Trading on Terroir: Fostering Artisanal Cheese and Alcohol Production through Specialized Agrarian Industrial Districts

Authors: Stefan Norgaard*, Columbia University, Mariel Collard Arias*, Harvard University
Topics: Agricultural Geography, Food Systems, Regional Geography
Keywords: Agrarian studies, geographies of food and agriculture, urban-rural inequality, urban-rural linkages, integrated territorial development, urban bias, public/private arrangements, depeasantization/rural dispossession, nationalism, protectionism, global supply chains, international divisions of labor, world ecology
Session Type: Virtual Paper
Day: 4/10/2021
Start / End Time: 9:35 AM / 10:50 AM
Room: Virtual 21
Presentation File: No File Uploaded

Global supply chains, speculative commodification, and “cheap food” increasingly demand a spatial form that resists and supplants these trends: Specialized Agrarian Industrial Districts (SAIDs). These bounded zones produce distinctive agricultural products, with localized-producer networks and regional inter-firm relations. What characteristics define and animate these zones, and what social/ecological opportunities and pitfalls do they present? We examine the role that public actors, specifically nation-states, play in supporting and enabling SAIDs as a potential counter to global agro-industrial consolidation.
Our investigation examines cheese in the Franche-Comté, France and in Minas-Gerais, Brazil; and alcohol in South Africa’s Western Cape (wine) and Jalisco, Mexico (mezcal). Cheese and alcohol often require artisanal, centuries-old production and storage techniques; their biophysical properties and longstanding cultural traditions explain why SAIDs produce these commodities.

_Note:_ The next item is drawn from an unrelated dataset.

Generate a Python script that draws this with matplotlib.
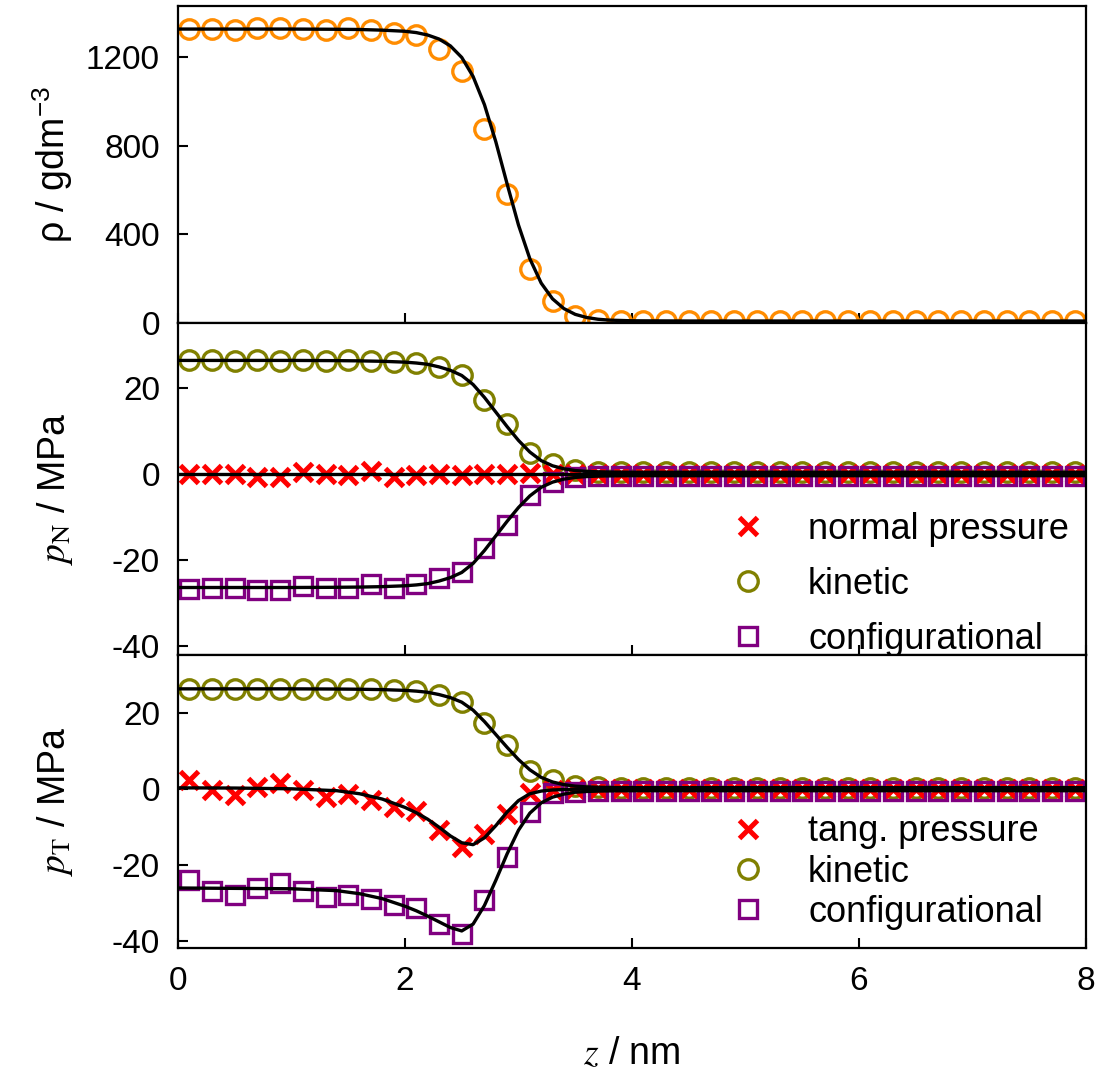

Regulations and specific “denominations of origin” bound SAIDs, protecting them from pernicious, “race-to-the-bottom” globalization. SAIDs relate to land and property systems with long histories (agrarian reform, collective ownership, natural protection, and cultural/touristic heritage) and distinctive “terroir” (physical geographies with climate, topography, and soil central to production).

SAIDs offer regional-development opportunities, negotiated relationships between workers and producers, and quality food. SAIDs cannot be created, but can be fostered where nascent. Yet concerns abound: exclusionary divisions that privilege “insiders” over “outsiders”; informal and exploited labor; nation-states that promote SAIDs at the expense of long-marginalized communities and social justice; and mass producers who deceive consumers by imitating SAIDs’ appeals. Nevertheless, if done right, SAIDs represent an urgently necessary alternative to “cheap food” and a just, sustainable regional-development strategy.